March 24th, 2008 at 3:47 pm
DREAMHOST RULES!!!
you guys are haters
March 24th, 2008 at 3:51 pm
Does this involve harpo server?
March 24th, 2008 at 3:53 pm
Sites are working better, but Email is so slow as to be unusable.
March 24th, 2008 at 3:54 pm
So ????
March 24th, 2008 at 3:58 pm
I have a couple of my customers which unfortunately are on the blingy cluster…
looking back, the problems with blingy started at the end of dec’07.
now, back in the old telecom world, this would have been more than ample time to FIX, or remove/replace the unit. in this case, I would say that DH needs to bite the bullet and replace the hardware…

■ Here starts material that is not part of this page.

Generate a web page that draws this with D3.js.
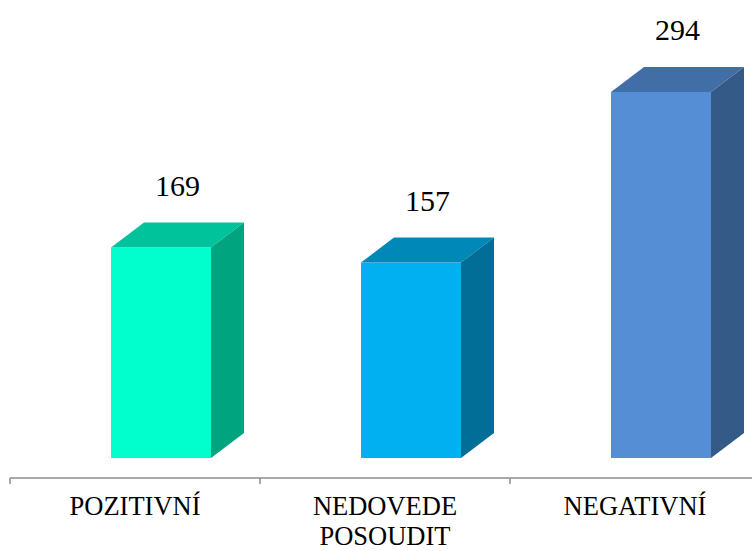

March 24th, 2008 at 3:59 pm
Funny thing Randy - I have the opposite: My E-mail is working fine, but my sites are down completely.
March 24th, 2008 at 4:01 pm
same here dan k, never had any issues with email today, and dont care about email
March 24th, 2008 at 4:04 pm
come on guys, give them a break, they’re prolly trying to fix it
March 24th, 2008 at 4:17 pm
Email finally back up (my sites and ftp were not affected) and seems to be ok . . . for the moment.
March 24th, 2008 at 4:41 pm
my sites are down with 404 errors and i can’t access FTP, i guess I am affected?
March 24th, 2008 at 4:42 pm
My sites are back up now.
March 24th, 2008 at 4:42 pm
Oh look. My site’s up. Must be a full moon in Cali tonight. I wonder how long this will last.
March 24th, 2008 at 5:06 pm
consider yourself lucky, my site is STILL down
March 24th, 2008 at 5:13 pm
how the hell do you find out if you’re in the blingy cluster? i’m on barry and my mysql is on duchess. sql and email work fine. html pages and most scripted apges work fine. but one of my scripts is incredibly slow user-side and completely times out admin-side. been like this all day. reported it and it got marked as resolved but of course it’s not. asked about it in a support ticket and no answer. as soon as i find time to switch hosts, i am. DH has sucked for at least a year. it’s ridiculous.